-- TASK INPUTS start --
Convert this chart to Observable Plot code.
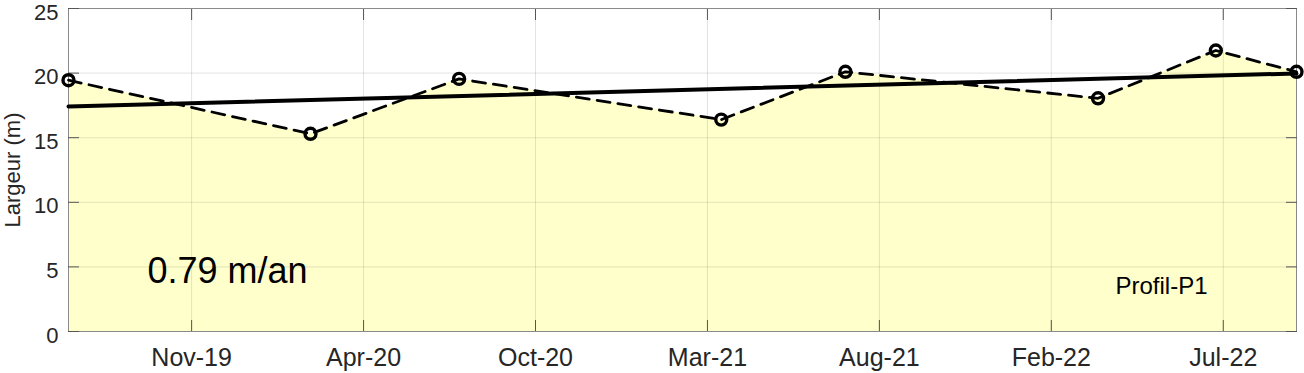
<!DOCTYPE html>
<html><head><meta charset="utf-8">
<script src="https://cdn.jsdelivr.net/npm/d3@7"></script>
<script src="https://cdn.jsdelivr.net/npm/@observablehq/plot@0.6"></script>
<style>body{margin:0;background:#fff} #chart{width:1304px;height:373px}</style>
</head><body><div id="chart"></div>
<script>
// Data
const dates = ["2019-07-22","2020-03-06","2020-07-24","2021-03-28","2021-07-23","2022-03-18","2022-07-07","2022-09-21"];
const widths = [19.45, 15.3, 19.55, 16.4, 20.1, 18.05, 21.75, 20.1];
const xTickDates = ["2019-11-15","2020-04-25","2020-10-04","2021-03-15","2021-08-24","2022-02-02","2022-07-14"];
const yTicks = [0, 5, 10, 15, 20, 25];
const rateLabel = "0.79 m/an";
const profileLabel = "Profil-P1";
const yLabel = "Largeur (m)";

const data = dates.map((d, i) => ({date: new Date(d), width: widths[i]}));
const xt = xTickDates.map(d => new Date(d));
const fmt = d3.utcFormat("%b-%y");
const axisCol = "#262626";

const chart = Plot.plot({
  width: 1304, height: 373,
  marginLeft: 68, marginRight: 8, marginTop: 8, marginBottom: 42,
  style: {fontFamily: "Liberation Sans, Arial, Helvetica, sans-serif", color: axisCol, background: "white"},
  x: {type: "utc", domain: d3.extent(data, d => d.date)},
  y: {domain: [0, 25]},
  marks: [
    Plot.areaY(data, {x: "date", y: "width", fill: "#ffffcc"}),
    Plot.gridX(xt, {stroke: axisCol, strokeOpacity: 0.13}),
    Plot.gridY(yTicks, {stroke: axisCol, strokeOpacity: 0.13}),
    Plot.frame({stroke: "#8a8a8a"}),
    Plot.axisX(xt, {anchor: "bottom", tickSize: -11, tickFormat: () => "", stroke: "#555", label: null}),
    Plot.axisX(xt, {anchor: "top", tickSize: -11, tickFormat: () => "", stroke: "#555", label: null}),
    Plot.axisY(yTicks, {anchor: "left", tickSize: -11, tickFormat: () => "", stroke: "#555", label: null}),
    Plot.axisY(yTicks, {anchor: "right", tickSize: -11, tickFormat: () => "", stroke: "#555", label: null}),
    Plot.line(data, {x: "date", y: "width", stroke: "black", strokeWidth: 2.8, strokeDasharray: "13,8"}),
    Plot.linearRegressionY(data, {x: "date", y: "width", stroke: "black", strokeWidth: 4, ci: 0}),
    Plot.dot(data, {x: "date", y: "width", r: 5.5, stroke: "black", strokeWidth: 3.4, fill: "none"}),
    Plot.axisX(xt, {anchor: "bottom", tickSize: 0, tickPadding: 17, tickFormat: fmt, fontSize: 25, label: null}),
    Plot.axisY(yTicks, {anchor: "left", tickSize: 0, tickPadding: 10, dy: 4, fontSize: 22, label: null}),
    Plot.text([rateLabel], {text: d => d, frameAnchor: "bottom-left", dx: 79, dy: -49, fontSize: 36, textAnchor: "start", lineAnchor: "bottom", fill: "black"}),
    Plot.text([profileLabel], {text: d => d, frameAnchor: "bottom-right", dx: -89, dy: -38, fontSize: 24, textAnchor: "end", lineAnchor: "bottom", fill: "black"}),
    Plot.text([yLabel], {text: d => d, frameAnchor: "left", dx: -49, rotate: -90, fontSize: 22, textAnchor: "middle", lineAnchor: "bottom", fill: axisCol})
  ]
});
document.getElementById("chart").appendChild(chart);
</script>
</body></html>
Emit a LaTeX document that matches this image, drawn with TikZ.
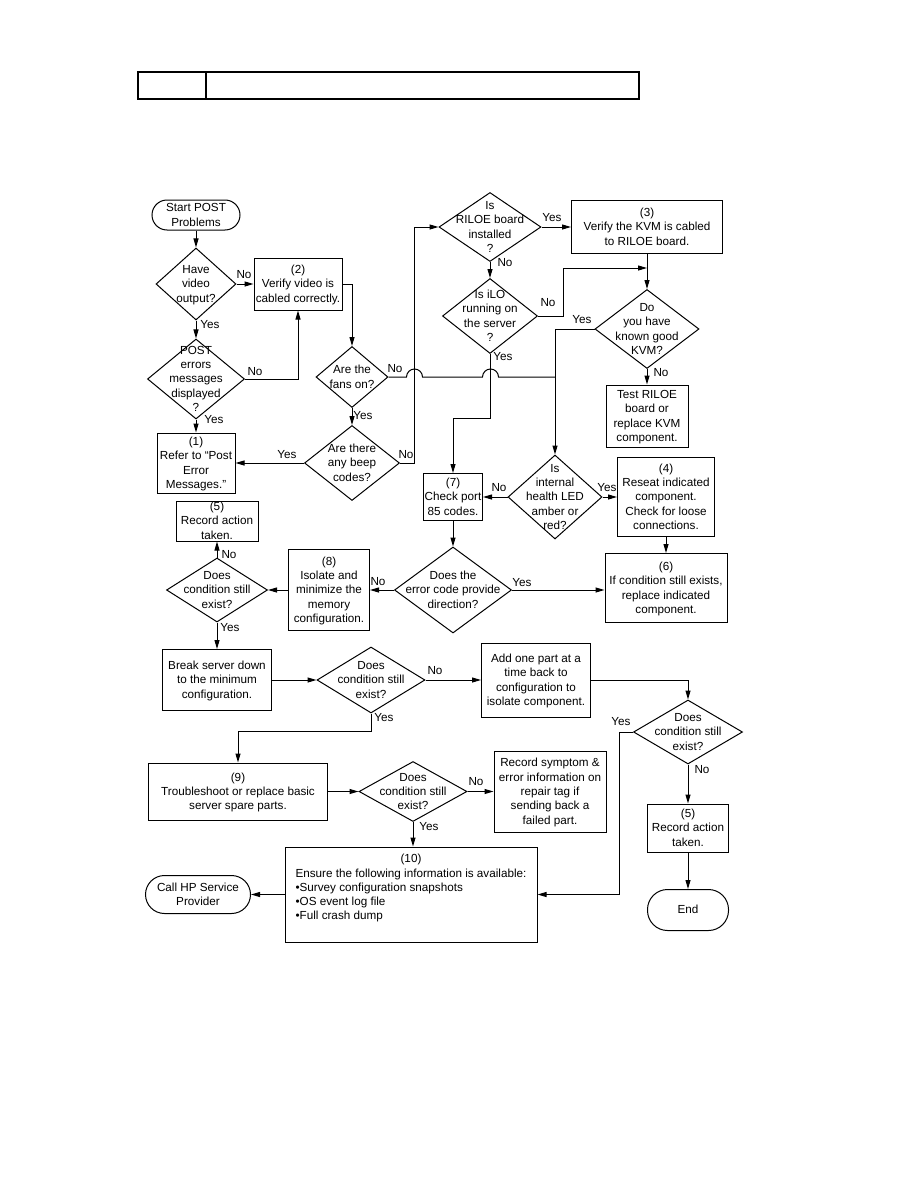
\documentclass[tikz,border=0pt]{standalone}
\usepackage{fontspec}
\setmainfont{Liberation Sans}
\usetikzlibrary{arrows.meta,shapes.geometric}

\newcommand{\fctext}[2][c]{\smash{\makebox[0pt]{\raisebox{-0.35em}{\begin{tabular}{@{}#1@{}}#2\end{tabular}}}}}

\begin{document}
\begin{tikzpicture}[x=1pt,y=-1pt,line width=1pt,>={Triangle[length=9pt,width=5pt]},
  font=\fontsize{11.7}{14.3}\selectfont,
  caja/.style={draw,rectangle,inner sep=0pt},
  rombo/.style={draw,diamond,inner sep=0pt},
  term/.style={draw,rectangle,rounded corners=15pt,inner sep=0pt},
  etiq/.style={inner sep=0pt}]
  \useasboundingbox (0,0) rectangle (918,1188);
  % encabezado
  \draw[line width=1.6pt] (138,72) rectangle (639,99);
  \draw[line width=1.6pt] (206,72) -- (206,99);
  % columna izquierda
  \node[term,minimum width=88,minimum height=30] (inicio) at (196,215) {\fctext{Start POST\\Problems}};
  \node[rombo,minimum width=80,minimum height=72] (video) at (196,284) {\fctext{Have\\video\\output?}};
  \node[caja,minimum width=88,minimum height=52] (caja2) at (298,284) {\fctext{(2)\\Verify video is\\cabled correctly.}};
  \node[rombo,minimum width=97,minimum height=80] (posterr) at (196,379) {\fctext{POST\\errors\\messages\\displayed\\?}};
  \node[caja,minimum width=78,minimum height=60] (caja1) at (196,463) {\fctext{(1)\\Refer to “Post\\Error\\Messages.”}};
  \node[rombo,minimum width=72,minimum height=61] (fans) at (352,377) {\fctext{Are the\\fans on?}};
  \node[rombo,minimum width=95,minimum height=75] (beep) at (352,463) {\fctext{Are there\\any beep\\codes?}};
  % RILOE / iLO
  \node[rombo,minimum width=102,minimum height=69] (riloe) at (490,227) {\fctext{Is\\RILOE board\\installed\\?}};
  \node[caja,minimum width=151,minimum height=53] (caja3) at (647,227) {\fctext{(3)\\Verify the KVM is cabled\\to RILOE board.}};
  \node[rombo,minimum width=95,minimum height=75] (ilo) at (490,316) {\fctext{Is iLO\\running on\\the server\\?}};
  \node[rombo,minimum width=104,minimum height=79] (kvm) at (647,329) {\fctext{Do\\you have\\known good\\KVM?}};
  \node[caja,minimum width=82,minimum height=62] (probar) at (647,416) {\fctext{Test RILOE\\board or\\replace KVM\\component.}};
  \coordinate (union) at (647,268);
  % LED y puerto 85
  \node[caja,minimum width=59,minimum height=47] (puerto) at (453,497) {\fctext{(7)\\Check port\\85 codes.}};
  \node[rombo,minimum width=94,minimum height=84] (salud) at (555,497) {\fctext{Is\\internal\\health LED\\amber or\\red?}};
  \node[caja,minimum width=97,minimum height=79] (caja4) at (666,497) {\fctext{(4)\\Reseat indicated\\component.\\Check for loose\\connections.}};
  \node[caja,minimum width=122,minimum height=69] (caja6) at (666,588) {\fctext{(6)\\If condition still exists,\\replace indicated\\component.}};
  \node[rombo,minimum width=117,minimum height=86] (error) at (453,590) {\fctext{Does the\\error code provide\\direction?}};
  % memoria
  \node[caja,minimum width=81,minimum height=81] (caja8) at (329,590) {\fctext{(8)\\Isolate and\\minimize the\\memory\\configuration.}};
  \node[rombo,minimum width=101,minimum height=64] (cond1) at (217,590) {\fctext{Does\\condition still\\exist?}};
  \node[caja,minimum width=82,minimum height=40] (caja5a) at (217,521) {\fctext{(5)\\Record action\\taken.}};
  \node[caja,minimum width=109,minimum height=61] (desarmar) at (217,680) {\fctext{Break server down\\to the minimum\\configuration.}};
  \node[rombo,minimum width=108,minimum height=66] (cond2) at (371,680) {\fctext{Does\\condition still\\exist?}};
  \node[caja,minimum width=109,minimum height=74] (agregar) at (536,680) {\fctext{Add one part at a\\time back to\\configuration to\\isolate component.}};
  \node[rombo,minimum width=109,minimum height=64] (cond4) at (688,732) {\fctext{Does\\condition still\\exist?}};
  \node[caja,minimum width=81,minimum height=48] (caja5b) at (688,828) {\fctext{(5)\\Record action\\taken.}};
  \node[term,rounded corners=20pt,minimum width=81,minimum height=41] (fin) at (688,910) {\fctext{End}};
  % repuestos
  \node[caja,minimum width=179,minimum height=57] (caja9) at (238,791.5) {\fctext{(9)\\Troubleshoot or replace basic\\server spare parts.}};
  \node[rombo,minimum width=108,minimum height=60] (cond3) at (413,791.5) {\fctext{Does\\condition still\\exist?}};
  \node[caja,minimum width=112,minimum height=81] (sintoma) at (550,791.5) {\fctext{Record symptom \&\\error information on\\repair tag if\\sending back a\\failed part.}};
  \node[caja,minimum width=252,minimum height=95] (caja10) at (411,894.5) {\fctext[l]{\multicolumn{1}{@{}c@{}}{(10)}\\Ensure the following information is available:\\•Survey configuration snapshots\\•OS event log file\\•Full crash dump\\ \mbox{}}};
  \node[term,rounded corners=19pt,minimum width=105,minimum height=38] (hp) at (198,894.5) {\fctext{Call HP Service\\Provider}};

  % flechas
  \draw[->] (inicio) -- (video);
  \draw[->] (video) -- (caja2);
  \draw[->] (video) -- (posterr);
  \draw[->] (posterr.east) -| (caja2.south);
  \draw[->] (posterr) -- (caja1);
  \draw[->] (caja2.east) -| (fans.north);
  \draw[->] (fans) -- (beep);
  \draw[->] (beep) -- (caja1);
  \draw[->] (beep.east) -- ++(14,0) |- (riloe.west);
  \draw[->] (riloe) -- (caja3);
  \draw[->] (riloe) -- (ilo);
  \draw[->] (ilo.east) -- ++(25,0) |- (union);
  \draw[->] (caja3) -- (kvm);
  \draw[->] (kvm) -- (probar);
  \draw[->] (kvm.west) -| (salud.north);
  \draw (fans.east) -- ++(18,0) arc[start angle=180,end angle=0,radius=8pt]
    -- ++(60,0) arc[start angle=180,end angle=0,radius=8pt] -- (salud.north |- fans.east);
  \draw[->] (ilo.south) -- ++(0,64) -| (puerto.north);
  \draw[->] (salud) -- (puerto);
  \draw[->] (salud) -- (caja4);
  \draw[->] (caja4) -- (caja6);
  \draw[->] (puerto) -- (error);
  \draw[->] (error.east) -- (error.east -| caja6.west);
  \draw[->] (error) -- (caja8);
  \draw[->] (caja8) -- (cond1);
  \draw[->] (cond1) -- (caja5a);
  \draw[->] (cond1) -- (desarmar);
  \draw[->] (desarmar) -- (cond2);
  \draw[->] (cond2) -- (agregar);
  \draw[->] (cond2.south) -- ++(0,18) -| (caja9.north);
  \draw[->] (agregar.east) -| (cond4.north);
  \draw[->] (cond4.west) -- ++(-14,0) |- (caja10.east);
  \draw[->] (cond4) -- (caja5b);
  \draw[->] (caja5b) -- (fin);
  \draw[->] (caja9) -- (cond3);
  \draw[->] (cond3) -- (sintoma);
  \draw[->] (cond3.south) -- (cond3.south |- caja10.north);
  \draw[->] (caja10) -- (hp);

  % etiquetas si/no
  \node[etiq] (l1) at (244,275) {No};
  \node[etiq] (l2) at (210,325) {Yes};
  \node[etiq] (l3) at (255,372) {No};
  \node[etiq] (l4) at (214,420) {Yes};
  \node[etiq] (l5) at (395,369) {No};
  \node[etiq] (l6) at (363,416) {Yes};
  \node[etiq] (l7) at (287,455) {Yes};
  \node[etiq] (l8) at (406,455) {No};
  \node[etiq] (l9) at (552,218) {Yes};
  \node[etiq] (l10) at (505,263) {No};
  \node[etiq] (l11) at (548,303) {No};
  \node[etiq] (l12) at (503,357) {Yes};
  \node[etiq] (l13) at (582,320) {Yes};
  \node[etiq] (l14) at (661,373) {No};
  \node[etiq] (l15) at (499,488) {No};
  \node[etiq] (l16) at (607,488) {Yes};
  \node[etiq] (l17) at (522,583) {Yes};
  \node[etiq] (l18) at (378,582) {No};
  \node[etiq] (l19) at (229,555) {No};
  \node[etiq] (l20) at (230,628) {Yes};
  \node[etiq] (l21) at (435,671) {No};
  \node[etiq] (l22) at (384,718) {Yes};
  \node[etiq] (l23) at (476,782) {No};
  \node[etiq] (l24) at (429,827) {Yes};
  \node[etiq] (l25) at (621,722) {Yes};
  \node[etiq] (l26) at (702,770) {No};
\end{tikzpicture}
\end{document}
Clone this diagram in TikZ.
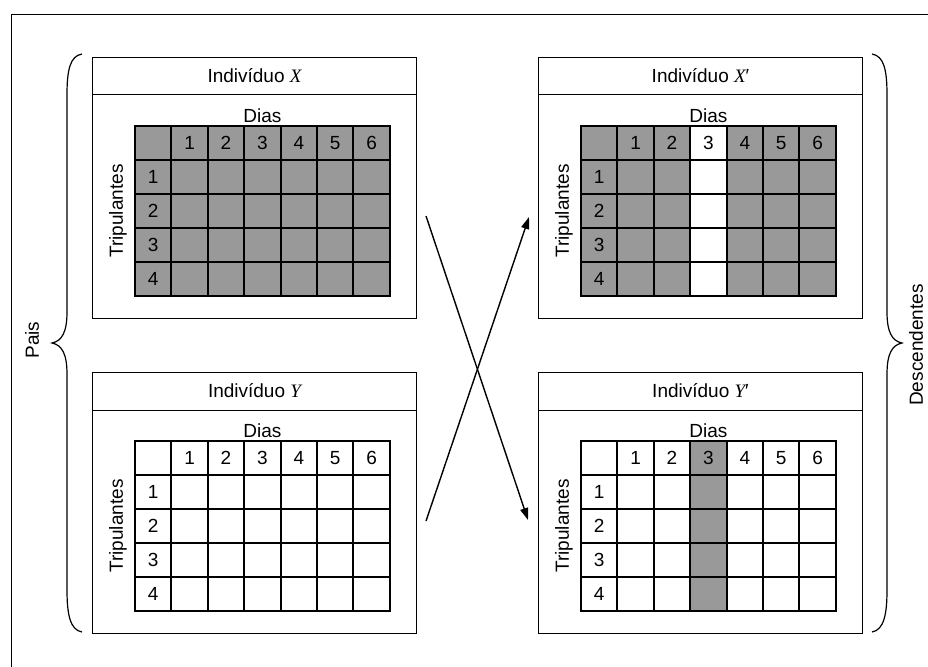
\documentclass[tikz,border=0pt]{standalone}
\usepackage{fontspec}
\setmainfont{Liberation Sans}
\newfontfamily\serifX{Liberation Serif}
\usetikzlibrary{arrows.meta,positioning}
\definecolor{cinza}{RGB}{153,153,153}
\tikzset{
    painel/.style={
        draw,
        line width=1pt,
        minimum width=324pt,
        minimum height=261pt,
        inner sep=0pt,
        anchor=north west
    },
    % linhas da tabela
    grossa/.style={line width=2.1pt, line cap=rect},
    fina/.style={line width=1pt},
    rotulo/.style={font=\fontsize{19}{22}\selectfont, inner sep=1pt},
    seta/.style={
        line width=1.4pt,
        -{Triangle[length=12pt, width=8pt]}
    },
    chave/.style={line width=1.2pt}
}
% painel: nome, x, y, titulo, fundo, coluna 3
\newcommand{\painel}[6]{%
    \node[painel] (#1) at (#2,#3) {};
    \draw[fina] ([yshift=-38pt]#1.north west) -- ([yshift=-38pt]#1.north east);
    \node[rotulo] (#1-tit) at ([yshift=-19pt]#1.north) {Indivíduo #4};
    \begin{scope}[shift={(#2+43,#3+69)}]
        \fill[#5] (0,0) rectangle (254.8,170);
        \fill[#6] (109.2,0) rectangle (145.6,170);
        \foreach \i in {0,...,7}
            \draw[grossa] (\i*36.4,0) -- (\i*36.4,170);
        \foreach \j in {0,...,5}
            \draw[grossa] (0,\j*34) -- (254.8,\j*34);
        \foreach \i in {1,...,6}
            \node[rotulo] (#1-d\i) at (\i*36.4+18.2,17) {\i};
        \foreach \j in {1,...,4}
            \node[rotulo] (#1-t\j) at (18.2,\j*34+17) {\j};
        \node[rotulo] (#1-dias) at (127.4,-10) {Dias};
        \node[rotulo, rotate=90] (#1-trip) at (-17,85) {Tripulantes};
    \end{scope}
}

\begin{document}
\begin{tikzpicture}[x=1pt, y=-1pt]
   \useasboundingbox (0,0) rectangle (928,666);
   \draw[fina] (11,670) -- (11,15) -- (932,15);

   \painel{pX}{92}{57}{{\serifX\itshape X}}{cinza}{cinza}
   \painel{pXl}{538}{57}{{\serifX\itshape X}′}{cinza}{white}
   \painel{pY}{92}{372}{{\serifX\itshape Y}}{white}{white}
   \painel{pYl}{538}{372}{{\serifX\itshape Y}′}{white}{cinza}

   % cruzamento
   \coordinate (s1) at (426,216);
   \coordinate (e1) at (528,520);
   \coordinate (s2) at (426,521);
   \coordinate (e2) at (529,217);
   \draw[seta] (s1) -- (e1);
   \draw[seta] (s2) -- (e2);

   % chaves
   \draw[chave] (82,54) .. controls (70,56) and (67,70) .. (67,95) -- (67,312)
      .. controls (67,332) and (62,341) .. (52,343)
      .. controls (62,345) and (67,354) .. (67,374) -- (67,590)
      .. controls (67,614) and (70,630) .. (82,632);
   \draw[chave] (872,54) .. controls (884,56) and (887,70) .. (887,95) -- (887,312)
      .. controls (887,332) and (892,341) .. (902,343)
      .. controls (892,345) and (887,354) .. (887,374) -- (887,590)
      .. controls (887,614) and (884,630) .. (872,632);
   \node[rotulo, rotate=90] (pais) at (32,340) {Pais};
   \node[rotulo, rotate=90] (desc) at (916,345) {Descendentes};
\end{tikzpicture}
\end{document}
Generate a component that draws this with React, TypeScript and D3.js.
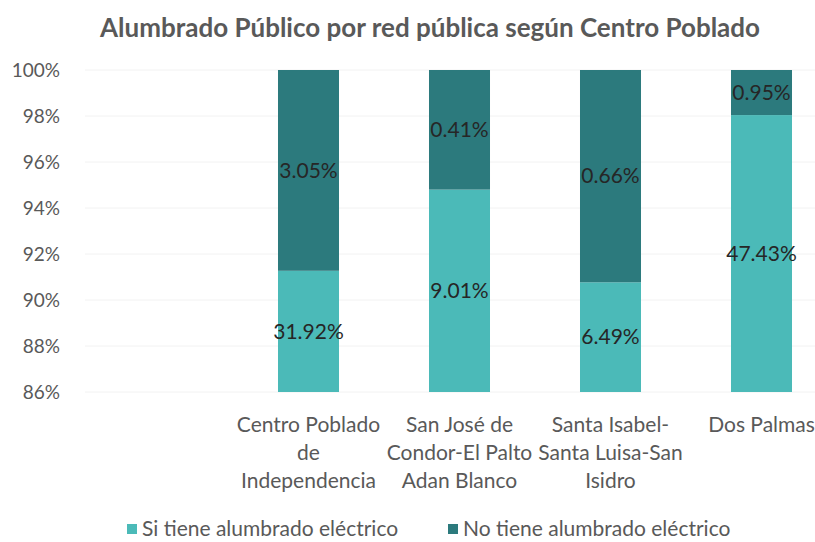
-- TASK INPUTS end --
* DO THIS:
Copy out each line of the records that holds the string "chart".

* RESULT OF THIS TASK:
Convert this chart to Observable Plot code.
<style>body{margin:0;background:#fff} #chart{width:1304px;height:373px}</style>
</head><body><div id="chart"></div>
const chart = Plot.plot({
document.getElementById("chart").appendChild(chart);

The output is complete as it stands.